En conséquence, la Cour considère ne pas devoir examiner la conformité de la réglementation belge à l’article 34, § 1er de la Charte, mais conclut que l’article 10 C.E., en liaison avec le R.A.A., s’oppose au refus d’assimilation des périodes de travail de l’agent contractuel au sein d’une institution de l’Union établie dans l’Etat membre, ainsi que les journées de chômage ayant donné lieu au versement d’une allocation de chômage en application du R.A.A.

Intérêt de la décision

Cet arrêt de la Cour de Justice était attendu, la Cour du travail de Bruxelles ayant fait œuvre de pionnière, dans cette situation dont les effets néfastes pour les personnes concernées ne sont pas à décrire plus amplement.
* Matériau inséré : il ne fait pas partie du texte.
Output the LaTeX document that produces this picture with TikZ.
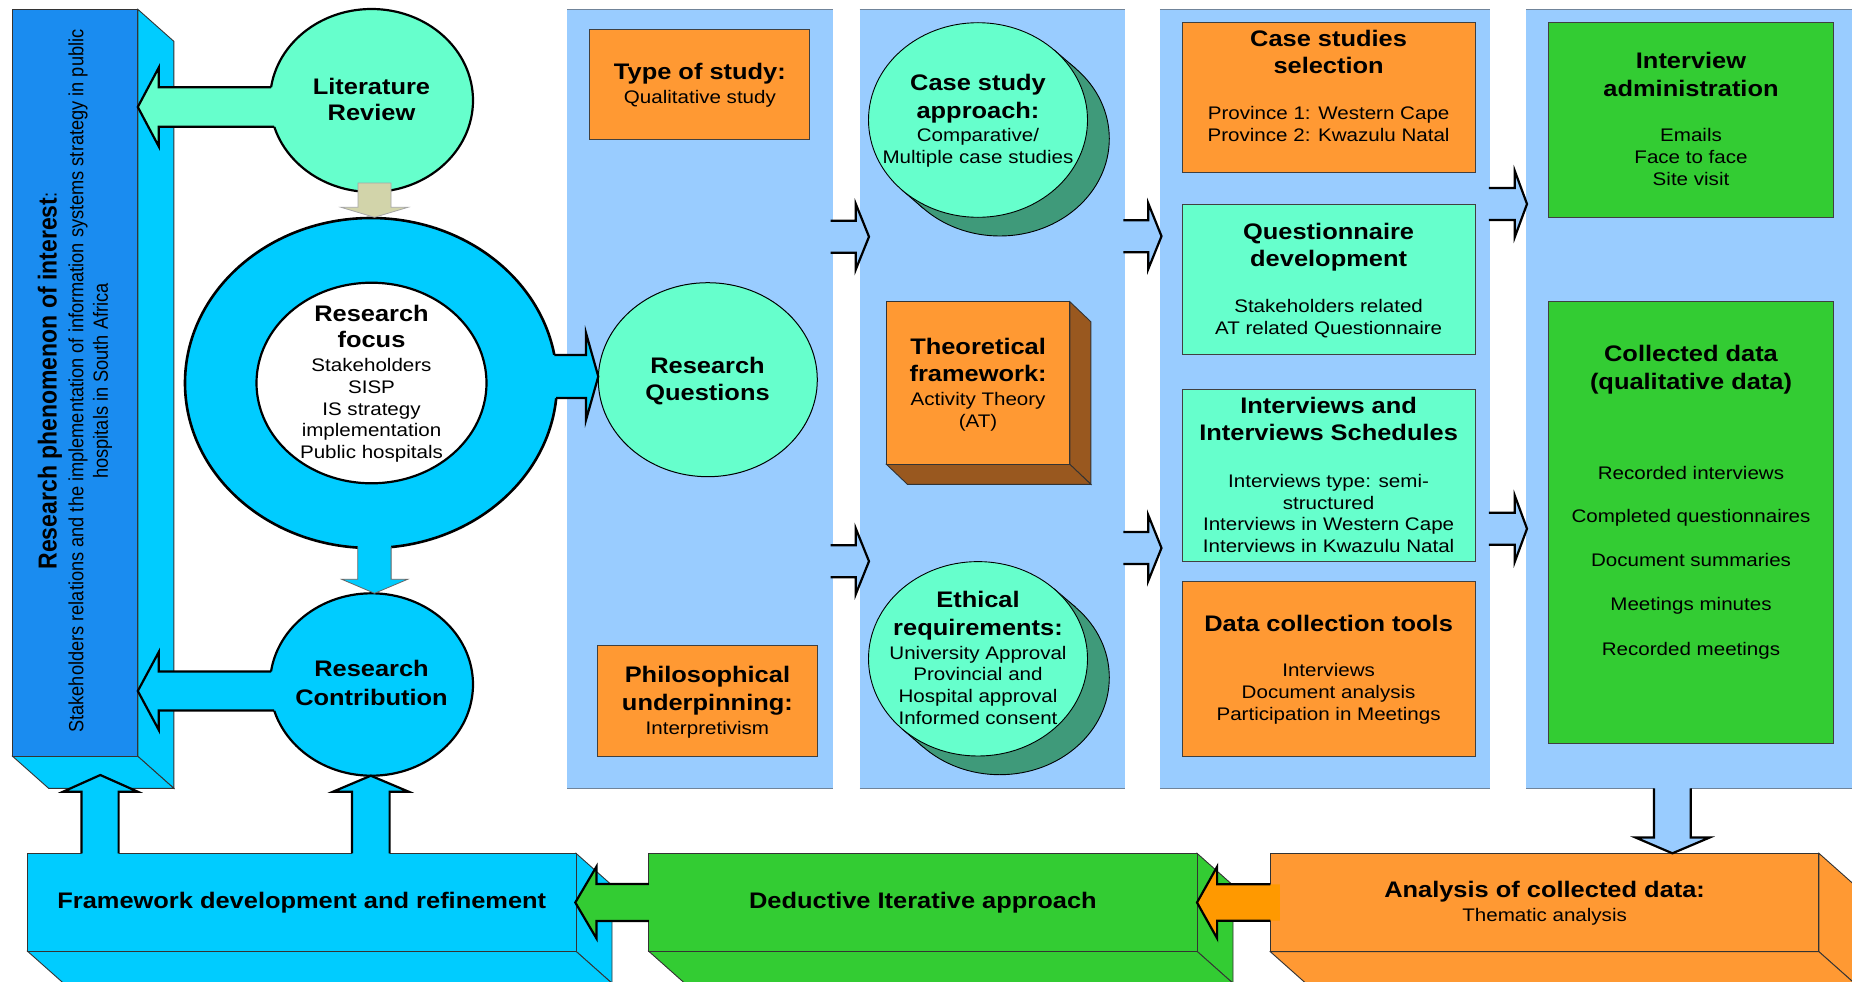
\documentclass[tikz,border=0pt]{standalone}
\usepackage{fontspec}
\usepackage{graphicx}
\setmainfont{Liberation Sans}[FakeStretch=1.13]
\newfontfamily\plainsans{Liberation Sans}

\definecolor{panelblue}{HTML}{99CCFF}
\definecolor{skycyan}{HTML}{00CCFF}
\definecolor{deepblue}{HTML}{1A8CF0}
\definecolor{mint}{HTML}{66FFCC}
\definecolor{orangebox}{HTML}{FF9933}
\definecolor{brownside}{HTML}{99581F}
\definecolor{darkmint}{HTML}{3F9A7A}
\definecolor{grassgreen}{HTML}{33CC33}
\definecolor{khaki}{HTML}{D2D4AA}
\definecolor{deeporange}{HTML}{FF9900}
\definecolor{panelline}{HTML}{70849A}

% centred stack of lines whose first baseline is the box baseline
\newcommand\mlines[1]{\vtop{\baselineskip=21.7pt\lineskiplimit=-100pt\lineskip=0pt\halign{\hfil##\hfil\cr#1\crcr}}}
\newcommand\hdl[1]{{\fontsize{22.5}{26}\selectfont\bfseries #1}}
\newcommand\vgap[1]{\cr\noalign{\vskip#1pt}}

% open right-pointing arrow between two columns: shaft start, head base, tip, centre line
\newcommand\panelarrow[4]{%
  \fill[panelblue] (#1,#4-16) -- (#2,#4-16) -- (#2,#4-33) -- (#3,#4) -- (#2,#4+33) -- (#2,#4+16) -- (#1,#4+16) -- cycle;
  \draw[blockarrow] (#1,#4-16) -- (#2,#4-16) -- (#2,#4-33) -- (#3,#4) -- (#2,#4+33) -- (#2,#4+16) -- (#1,#4+16);}

\tikzset{
  blockarrow/.style={draw=black, line width=2.2pt, line join=miter},
  slimarrow/.style={draw=black!60, line width=0.8pt, line join=miter},
  boxline/.style={draw=black!75, line width=0.9pt},
  faceline/.style={draw=black!80, line width=0.9pt},
  lbl/.style={anchor=base, inner sep=0pt, outer sep=0pt, font=\fontsize{18.2}{21.7}\selectfont},
}

\begin{document}
\begin{tikzpicture}[x=1pt, y=-1pt]
\useasboundingbox (0,0) rectangle (1852,982);
\clip (0,0) rectangle (1852,982);
\fill[white] (0,0) rectangle (1852,982);

% ---- four light-blue columns ----
\foreach \a/\b in {567/832.5, 859.7/1124.9, 1159.8/1490.2, 1526/1862} {
  \fill[panelblue] (\a,9.3) rectangle (\b,788.3);
  \draw[panelline, line width=1pt] (\a,9.3) -- (\b,9.3) (\a,788.3) -- (\b,788.3);
}

% ---- extruded box on the left ----
\filldraw[fill=skycyan, faceline] (137.8,9.3) -- (173.8,41.3) -- (173.8,788.3) -- (137.8,756.3) -- cycle;
\filldraw[fill=skycyan, faceline] (12.6,756.3) -- (137.8,756.3) -- (173.8,788.3) -- (48.6,788.3) -- cycle;
\filldraw[fill=deepblue, faceline] (12.6,9.3) rectangle (137.8,756.3);

% ---- literature, focus ring, contribution ----
\filldraw[fill=mint, draw=black, line width=2.2pt] (371.5,100.5) ellipse [x radius=101.5, y radius=91.5];
\filldraw[fill=skycyan, draw=black, line width=2.6pt] (371,383) ellipse [x radius=186, y radius=165];
\filldraw[fill=white, draw=black, line width=2.2pt] (371.5,383) ellipse [x radius=115, y radius=100.3];
\filldraw[fill=skycyan, draw=black, line width=2.2pt] (371.5,684.5) ellipse [x radius=101.5, y radius=91.2];

% literature -> phenomenon
\fill[mint] (137.8,107) -- (158.8,67.5) -- (158.8,87.3) -- (290,87.3) -- (290,126.7) -- (158.8,126.7) -- (158.8,146.5) -- cycle;
\draw[blockarrow] (271.1,87.3) -- (158.8,87.3) -- (158.8,67.5) -- (137.8,107) -- (158.8,146.5) -- (158.8,126.7) -- (274.2,126.7);
% contribution -> phenomenon
\fill[skycyan] (137.8,691) -- (158.8,652) -- (158.8,671.5) -- (290,671.5) -- (290,710.5) -- (158.8,710.5) -- (158.8,730) -- cycle;
\draw[blockarrow] (271,671.5) -- (158.8,671.5) -- (158.8,652) -- (137.8,691) -- (158.8,730) -- (158.8,710.5) -- (274.2,710.5);
% literature -> focus
\filldraw[fill=khaki, draw=black!35, line width=0.8pt, line join=miter] (358,183) -- (391,183) -- (391,207.3) -- (408,207.3) -- (374.5,217.3) -- (341,207.3) -- (358,207.3) -- cycle;
% focus -> contribution
\fill[skycyan] (357.8,541) -- (357.8,579.3) -- (341.8,579.3) -- (374.5,593.3) -- (407.6,579.3) -- (391.1,579.3) -- (391.1,541) -- cycle;
\draw[slimarrow] (357.8,547) -- (357.8,579.3) -- (341.8,579.3) -- (374.5,593.3) -- (407.6,579.3) -- (391.1,579.3) -- (391.1,547);

% ---- first column ----
\filldraw[fill=orangebox, boxline] (589.9,29.3) rectangle (809.9,139.3);
\filldraw[fill=mint, draw=black, line width=1pt] (707.8,379.7) ellipse [x radius=109.5, y radius=97];
\filldraw[fill=orangebox, boxline] (597.5,645.7) rectangle (817.2,756);
% focus -> questions
\fill[skycyan] (540,355) -- (586,355) -- (586,333) -- (598.3,376.5) -- (586,420) -- (586,398) -- (540,398) -- cycle;
\draw[blockarrow] (554.3,355) -- (586,355) -- (586,333) -- (598.3,376.5) -- (586,420) -- (586,398) -- (556.2,398);

% ---- second column ----
% case study approach (extruded disc)
\filldraw[fill=darkmint, draw=black, line width=0.9pt] (999.8,138.7) ellipse [x radius=109.5, y radius=97.3];
\fill[darkmint] (1054.1,50) -- (1075.9,68.7) -- (923.7,208.7) -- (901.9,190) -- cycle;
\draw[line width=0.9pt] (1054.1,50) -- (1075.9,68.7) (901.9,190) -- (923.7,208.7);
\filldraw[fill=mint, draw=black, line width=0.9pt] (978,120) ellipse [x radius=109.5, y radius=97.3];
% theoretical framework (extruded block)
\filldraw[fill=brownside, faceline] (1069.8,301.7) -- (1090.8,321.7) -- (1090.8,484.3) -- (1069.8,464.3) -- cycle;
\filldraw[fill=brownside, faceline] (886.4,464.3) -- (1069.8,464.3) -- (1090.8,484.3) -- (907.4,484.3) -- cycle;
\filldraw[fill=orangebox, faceline] (886.4,301.7) rectangle (1069.8,464.3);
% ethical requirements (extruded disc)
\filldraw[fill=darkmint, draw=black, line width=0.9pt] (999.8,677.5) ellipse [x radius=109.5, y radius=97.2];
\fill[darkmint] (1054.1,588.8) -- (1075.9,607.5) -- (923.7,747.5) -- (901.9,728.8) -- cycle;
\draw[line width=0.9pt] (1054.1,588.8) -- (1075.9,607.5) (901.9,728.8) -- (923.7,747.5);
\filldraw[fill=mint, draw=black, line width=0.9pt] (978,658.8) ellipse [x radius=109.5, y radius=97.2];

% ---- third column ----
\filldraw[fill=orangebox, boxline] (1182.2,22.7) rectangle (1475,172.3);
\filldraw[fill=mint, boxline] (1182.2,204.3) rectangle (1475,354);
\filldraw[fill=mint, boxline] (1182.2,389.3) rectangle (1475,561);
\filldraw[fill=orangebox, boxline] (1182.2,581.7) rectangle (1475,756);

% ---- fourth column ----
\filldraw[fill=grassgreen, boxline] (1548.4,22.7) rectangle (1833.5,217.3);
\filldraw[fill=grassgreen, boxline] (1548.4,301.7) rectangle (1833.5,743.3);

% ---- arrows between columns ----
\panelarrow{830.7}{855.7}{869}{236.7}
\panelarrow{830.7}{855.7}{869}{561.3}
\panelarrow{1123.3}{1148.2}{1161.5}{236.2}
\panelarrow{1123.3}{1148.2}{1161.5}{548}
\panelarrow{1488.9}{1514.8}{1527}{204}
\panelarrow{1488.9}{1514.8}{1527}{528.7}

% ---- bottom row of extruded blocks ----
\filldraw[fill=skycyan, faceline] (576,853.3) -- (612,885.3) -- (612,983.3) -- (576,951.3) -- cycle;
\filldraw[fill=skycyan, faceline] (27.6,951.3) -- (576,951.3) -- (612,983.3) -- (63.6,983.3) -- cycle;
\filldraw[fill=skycyan, faceline] (27.6,853.3) rectangle (576,951.3);

\filldraw[fill=grassgreen, faceline] (1197,853.3) -- (1233,885.3) -- (1233,983.3) -- (1197,951.3) -- cycle;
\filldraw[fill=grassgreen, faceline] (648.8,951.3) -- (1197,951.3) -- (1233,983.3) -- (684.8,983.3) -- cycle;
\filldraw[fill=grassgreen, faceline] (648.8,853.3) rectangle (1197,951.3);

\filldraw[fill=orangebox, faceline] (1818.9,853.3) -- (1854.9,885.3) -- (1854.9,983.7) -- (1818.9,951.7) -- cycle;
\filldraw[fill=orangebox, faceline] (1270.3,951.7) -- (1818.9,951.7) -- (1854.9,983.7) -- (1306.3,983.7) -- cycle;
\filldraw[fill=orangebox, faceline] (1270.3,853.3) rectangle (1818.9,951.7);

% framework -> phenomenon, framework -> contribution
\fill[skycyan] (81.5,860) -- (81.5,791.7) -- (63.1,791.7) -- (100.3,775) -- (137.8,791.7) -- (118.6,791.7) -- (118.6,860) -- cycle;
\draw[blockarrow] (81.5,853.3) -- (81.5,791.7) -- (63.1,791.7) -- (100.3,775) -- (137.8,791.7) -- (118.6,791.7) -- (118.6,853.3);
\fill[skycyan] (352,860) -- (352,791.7) -- (333,791.7) -- (370.8,775.7) -- (408.7,791.7) -- (389.6,791.7) -- (389.6,860) -- cycle;
\draw[blockarrow] (352,853.3) -- (352,791.7) -- (333,791.7) -- (370.8,775.7) -- (408.7,791.7) -- (389.6,791.7) -- (389.6,853.3);
% deductive -> framework
\fill[grassgreen] (575.3,902.5) -- (596.4,866.7) -- (596.4,884) -- (655,884) -- (655,921) -- (596.4,921) -- (596.4,938.3) -- cycle;
\draw[blockarrow] (648.8,884) -- (596.4,884) -- (596.4,866.7) -- (575.3,902.5) -- (596.4,938.3) -- (596.4,921) -- (648.8,921);
% analysis -> deductive
\fill[deeporange] (1197,902.5) -- (1217.1,866.7) -- (1217.1,884.3) -- (1279.8,884.3) -- (1279.8,920.7) -- (1217.1,920.7) -- (1217.1,938.3) -- cycle;
\draw[blockarrow] (1270.3,884.3) -- (1217.1,884.3) -- (1217.1,866.7) -- (1197,902.5) -- (1217.1,938.3) -- (1217.1,920.7) -- (1270.3,920.7);
% collected data -> analysis
\fill[panelblue] (1654,785) -- (1654,837.5) -- (1635.5,837.5) -- (1672.4,853.3) -- (1709.7,837.5) -- (1690.7,837.5) -- (1690.7,785) -- cycle;
\draw[blockarrow] (1654,788.3) -- (1654,837.5) -- (1635.5,837.5) -- (1672.4,853.3) -- (1709.7,837.5) -- (1690.7,837.5) -- (1690.7,788.3);

% ---- texts ----
\node[lbl, rotate=90] (phen) at (56.7,381) {\scalebox{1}[1.13]{\plainsans\mlines{{\fontsize{23}{26}\selectfont\bfseries Research phenomenon of interest}:\vgap{1.9}Stakeholders relations and the implementation of information systems strategy in public\cr hospitals in South Africa}}};

\node[lbl] (lit) at (371.5,94) {\mlines{\hdl{Literature}\vgap{4.3}\hdl{Review}}};
\node[lbl] (focus) at (371.5,321.7) {\mlines{\hdl{Research}\vgap{3.9}\hdl{focus}\vgap{2.7}Stakeholders\cr SISP\cr IS strategy\cr implementation\cr Public hospitals}};
\node[lbl] (contrib) at (371.5,676.7) {\mlines{\hdl{Research}\vgap{6.6}\hdl{Contribution}}};

\node[lbl] (study) at (699.9,80) {\mlines{\hdl{Type of study:}\vgap{2.3}Qualitative study}};
\node[lbl] (rq) at (707.5,373.3) {\mlines{\hdl{Research}\vgap{5}\hdl{Questions}}};
\node[lbl] (philo) at (707.4,682.3) {\mlines{\hdl{Philosophical}\vgap{6}\hdl{underpinning:}\vgap{2.3}Interpretivism}};

\node[lbl] (casea) at (978,90.7) {\mlines{\hdl{Case study}\vgap{5.9}\hdl{approach:}\vgap{1.7}Comparative/\cr Multiple case studies}};
\node[lbl] (theory) at (978.1,354) {\mlines{\hdl{Theoretical}\vgap{5.3}\hdl{framework:}\vgap{2.3}Activity Theory\vgap{1}(AT)}};
\node[lbl] (ethic) at (978,607.7) {\mlines{\hdl{Ethical}\vgap{5.6}\hdl{requirements:}\vgap{2.3}University Approval\cr Provincial and\cr Hospital approval\cr Informed consent}};

\node[lbl] (casesel) at (1328.6,46.7) {\mlines{\hdl{Case studies}\vgap{5.6}\hdl{selection}\vgap{24.3}Province 1: Western Cape\cr Province 2: Kwazulu Natal}};
\node[lbl] (quest) at (1328.6,239) {\mlines{\hdl{Questionnaire}\vgap{6}\hdl{development}\vgap{23.9}Stakeholders related\cr AT related Questionnaire}};
\node[lbl] (intv) at (1328.6,413.3) {\mlines{\hdl{Interviews and}\vgap{5.7}\hdl{Interviews Schedules}\vgap{24.9}Interviews type: semi-\cr structured\cr Interviews in Western Cape\cr Interviews in Kwazulu Natal}};
\node[lbl] (tools) at (1328.6,631.7) {\mlines{\hdl{Data collection tools}\vgap{23.3}Interviews\cr Document analysis\cr Participation in Meetings}};

\node[lbl] (admin) at (1691,68.3) {\mlines{\hdl{Interview}\vgap{6.7}\hdl{administration}\vgap{23.3}Emails\cr Face to face\cr Site visit}};
\node[lbl] (collected) at (1691,361.7) {\mlines{\hdl{Collected data}\vgap{5.6}\hdl{(qualitative data)}\vgap{68.3}Recorded interviews\vgap{21.6}Completed questionnaires\vgap{22.7}Document summaries\vgap{22.3}Meetings minutes\vgap{22.6}Recorded meetings}};

\node[lbl] (frame) at (301.8,908.3) {\hdl{Framework development and refinement}};
\node[lbl] (deduct) at (922.9,908.3) {\hdl{Deductive Iterative approach}};
\node[lbl] (analysis) at (1544.6,897.3) {\mlines{\hdl{Analysis of collected data:}\vgap{2.7}Thematic analysis}};
\end{tikzpicture}
\end{document}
L’on relèvera que l’Etat belge invoquait que la jurisprudence de la Cour de Justice dans d’autres secteurs de la sécurité sociale n’était pas transposable en l’espèce, eu égard au fait qu’elle aurait été rendue vu l’existence d’une disposition spécifique dans le secteur concerné, essentiellement en matière de pension. La Cour de Justice rejette cet argument, s’appuyant sur le devoir de coopération et d’assistance loyales qui incombe aux Etats membres à l’égard de l’Union et qui trouve son expression dans l’obligation, prévue à l’article 10 C.E. (à l’époque), de faciliter à celle-ci l’accomplissement de sa mission.